Language, Culture, and Ideology: Personalizing Offensiveness Detection in Political Tweets with Reasoning LLMs
This work addresses the challenge of personalizing offensiveness detection in political discourse across languages and ideologies, which is incremental as it builds on existing datasets and models to improve nuance in sociopolitical text classification.
The study tackled the problem of assessing offensiveness in political tweets by prompting large language models (LLMs) to adopt specific political and cultural perspectives, finding that larger models with reasoning abilities, such as DeepSeek-R1 and o4-mini, were more consistent and sensitive to ideological and cultural variations compared to smaller models.

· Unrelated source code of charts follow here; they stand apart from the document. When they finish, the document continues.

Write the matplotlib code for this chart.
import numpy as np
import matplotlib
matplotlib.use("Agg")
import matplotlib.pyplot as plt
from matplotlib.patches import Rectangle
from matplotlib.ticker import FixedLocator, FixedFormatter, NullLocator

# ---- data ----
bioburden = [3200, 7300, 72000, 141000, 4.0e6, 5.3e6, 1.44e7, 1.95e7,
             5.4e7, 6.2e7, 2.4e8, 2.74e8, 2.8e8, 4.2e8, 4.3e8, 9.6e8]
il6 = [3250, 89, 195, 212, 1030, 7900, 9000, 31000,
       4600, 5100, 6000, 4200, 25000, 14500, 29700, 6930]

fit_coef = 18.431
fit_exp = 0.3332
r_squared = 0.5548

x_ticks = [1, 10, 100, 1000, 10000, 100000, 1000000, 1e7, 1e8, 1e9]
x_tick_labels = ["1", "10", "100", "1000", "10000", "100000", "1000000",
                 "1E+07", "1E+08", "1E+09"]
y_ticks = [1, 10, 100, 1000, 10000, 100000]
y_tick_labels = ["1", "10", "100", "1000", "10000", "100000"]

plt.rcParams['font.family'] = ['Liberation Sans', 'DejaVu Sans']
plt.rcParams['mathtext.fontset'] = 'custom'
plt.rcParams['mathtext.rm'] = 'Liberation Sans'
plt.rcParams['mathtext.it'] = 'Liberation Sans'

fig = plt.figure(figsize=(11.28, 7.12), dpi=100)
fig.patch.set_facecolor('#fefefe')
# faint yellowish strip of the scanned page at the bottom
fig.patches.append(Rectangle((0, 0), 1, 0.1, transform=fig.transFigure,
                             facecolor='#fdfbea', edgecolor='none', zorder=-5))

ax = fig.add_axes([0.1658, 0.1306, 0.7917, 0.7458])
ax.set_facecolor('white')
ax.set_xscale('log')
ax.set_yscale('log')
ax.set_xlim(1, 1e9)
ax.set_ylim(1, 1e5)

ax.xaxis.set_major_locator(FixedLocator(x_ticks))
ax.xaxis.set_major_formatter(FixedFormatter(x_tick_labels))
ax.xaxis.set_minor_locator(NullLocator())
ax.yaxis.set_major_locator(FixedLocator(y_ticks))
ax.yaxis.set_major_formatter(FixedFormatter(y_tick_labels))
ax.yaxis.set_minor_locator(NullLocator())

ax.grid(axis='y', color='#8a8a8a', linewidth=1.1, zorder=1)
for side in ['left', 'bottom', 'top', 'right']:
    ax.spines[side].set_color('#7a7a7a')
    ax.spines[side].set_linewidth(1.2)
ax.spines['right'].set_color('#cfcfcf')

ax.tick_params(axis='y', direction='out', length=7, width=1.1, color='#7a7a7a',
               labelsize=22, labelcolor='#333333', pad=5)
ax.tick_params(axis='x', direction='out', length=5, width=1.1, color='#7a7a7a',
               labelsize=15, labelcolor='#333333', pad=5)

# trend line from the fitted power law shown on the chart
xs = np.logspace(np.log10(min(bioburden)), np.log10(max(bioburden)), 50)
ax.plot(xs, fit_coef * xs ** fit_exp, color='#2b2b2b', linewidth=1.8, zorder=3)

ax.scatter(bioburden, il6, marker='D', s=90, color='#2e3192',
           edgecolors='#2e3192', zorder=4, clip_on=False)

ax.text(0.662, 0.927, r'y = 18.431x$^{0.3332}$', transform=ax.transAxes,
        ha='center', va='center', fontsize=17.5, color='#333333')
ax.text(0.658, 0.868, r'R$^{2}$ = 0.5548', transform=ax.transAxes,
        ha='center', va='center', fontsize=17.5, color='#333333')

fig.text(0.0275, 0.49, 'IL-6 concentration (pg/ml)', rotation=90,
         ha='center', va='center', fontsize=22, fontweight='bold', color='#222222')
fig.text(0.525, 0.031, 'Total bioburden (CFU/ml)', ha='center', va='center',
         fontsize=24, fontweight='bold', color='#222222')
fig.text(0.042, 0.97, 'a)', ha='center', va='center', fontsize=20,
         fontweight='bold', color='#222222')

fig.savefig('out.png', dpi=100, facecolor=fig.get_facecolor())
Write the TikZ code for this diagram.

We explore how large language models (LLMs) assess offensiveness in political discourse when prompted to adopt specific political and cultural perspectives. Using a multilingual subset of the MD-Agreement dataset centered on tweets from the 2020 US elections, we evaluate several recent LLMs - including DeepSeek-R1, o4-mini, GPT-4.1-mini, Qwen3, Gemma, and Mistral - tasked with judging tweets as offensive or non-offensive from the viewpoints of varied political personas (far-right, conservative, centrist, progressive) across English, Polish, and Russian contexts. Our results show that larger models with explicit reasoning abilities (e.g., DeepSeek-R1, o4-mini) are more consistent and sensitive to ideological and cultural variation, while smaller models often fail to capture subtle distinctions. We find that reasoning capabilities significantly improve both the personalization and interpretability of offensiveness judgments, suggesting that such mechanisms are key to adapting LLMs for nuanced sociopolitical text classification across languages and ideologies.